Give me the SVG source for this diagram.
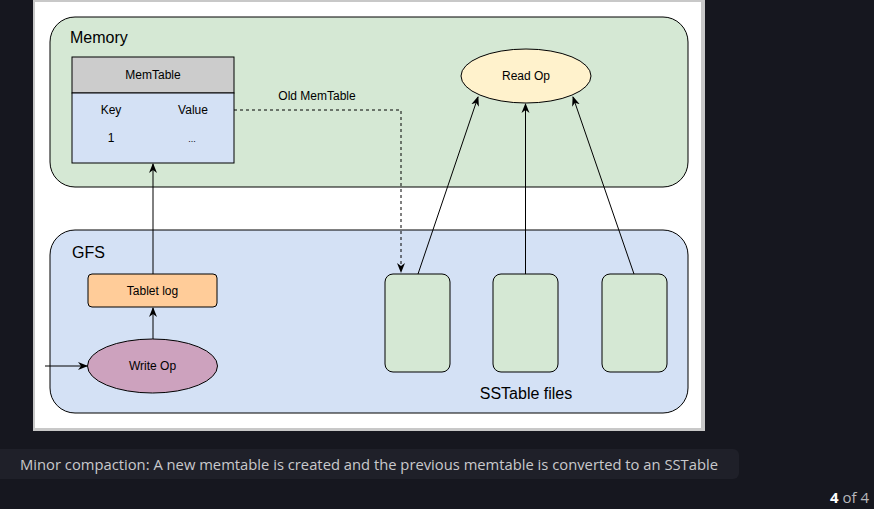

* * *

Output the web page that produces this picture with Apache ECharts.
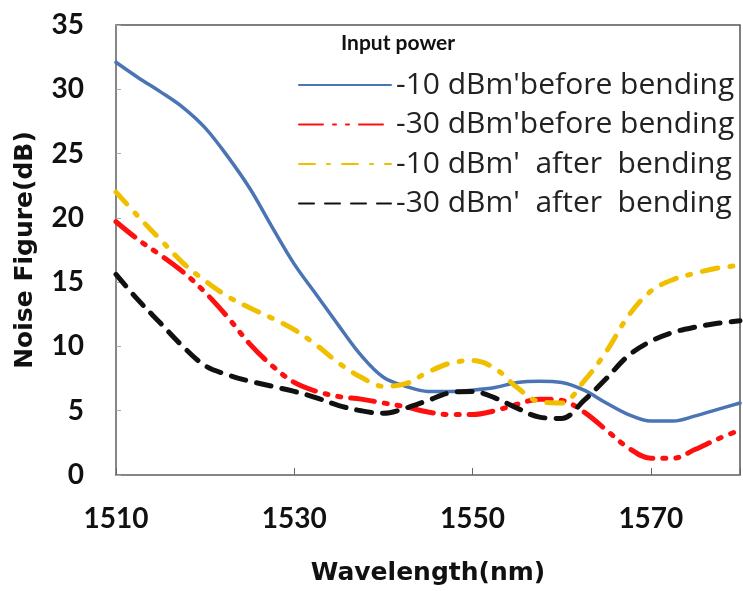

...

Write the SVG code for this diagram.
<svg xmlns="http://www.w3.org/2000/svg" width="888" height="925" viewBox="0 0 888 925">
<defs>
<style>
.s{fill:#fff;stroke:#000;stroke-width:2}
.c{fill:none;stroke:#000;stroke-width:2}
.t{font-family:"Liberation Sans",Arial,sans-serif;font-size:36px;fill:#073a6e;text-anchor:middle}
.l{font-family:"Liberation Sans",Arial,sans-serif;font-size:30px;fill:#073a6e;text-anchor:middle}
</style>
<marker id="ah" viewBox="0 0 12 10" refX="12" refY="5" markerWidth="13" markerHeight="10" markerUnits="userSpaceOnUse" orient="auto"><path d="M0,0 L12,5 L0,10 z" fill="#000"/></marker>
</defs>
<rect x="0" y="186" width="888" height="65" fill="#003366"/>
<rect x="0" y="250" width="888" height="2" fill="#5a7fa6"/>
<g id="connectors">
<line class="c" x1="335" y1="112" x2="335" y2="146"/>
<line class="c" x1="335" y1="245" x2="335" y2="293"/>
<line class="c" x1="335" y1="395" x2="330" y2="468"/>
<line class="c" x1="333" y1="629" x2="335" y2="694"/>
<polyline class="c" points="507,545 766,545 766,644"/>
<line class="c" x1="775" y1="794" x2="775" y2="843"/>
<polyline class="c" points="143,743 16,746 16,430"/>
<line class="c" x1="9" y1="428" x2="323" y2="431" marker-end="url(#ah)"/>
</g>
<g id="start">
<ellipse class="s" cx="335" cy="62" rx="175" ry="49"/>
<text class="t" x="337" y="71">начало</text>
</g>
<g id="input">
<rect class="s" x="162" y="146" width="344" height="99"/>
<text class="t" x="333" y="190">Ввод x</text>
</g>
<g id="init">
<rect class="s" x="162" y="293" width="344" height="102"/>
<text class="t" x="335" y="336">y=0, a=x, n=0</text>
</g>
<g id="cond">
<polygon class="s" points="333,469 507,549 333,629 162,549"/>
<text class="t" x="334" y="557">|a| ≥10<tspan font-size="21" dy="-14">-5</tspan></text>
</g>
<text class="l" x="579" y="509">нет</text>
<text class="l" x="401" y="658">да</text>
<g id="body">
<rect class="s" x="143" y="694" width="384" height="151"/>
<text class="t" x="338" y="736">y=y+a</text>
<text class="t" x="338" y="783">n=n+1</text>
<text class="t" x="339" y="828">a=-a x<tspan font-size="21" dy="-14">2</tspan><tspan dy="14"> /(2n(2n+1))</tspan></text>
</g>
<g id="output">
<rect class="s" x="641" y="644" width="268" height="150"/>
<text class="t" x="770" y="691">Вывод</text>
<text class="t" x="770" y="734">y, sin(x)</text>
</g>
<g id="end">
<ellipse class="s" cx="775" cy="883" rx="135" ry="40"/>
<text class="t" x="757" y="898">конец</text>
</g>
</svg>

**Your task:** Pick out the lines above that hold the string "diagram" and show them.

**Full output:**
Give me the SVG source for this diagram.
Write the SVG code for this diagram.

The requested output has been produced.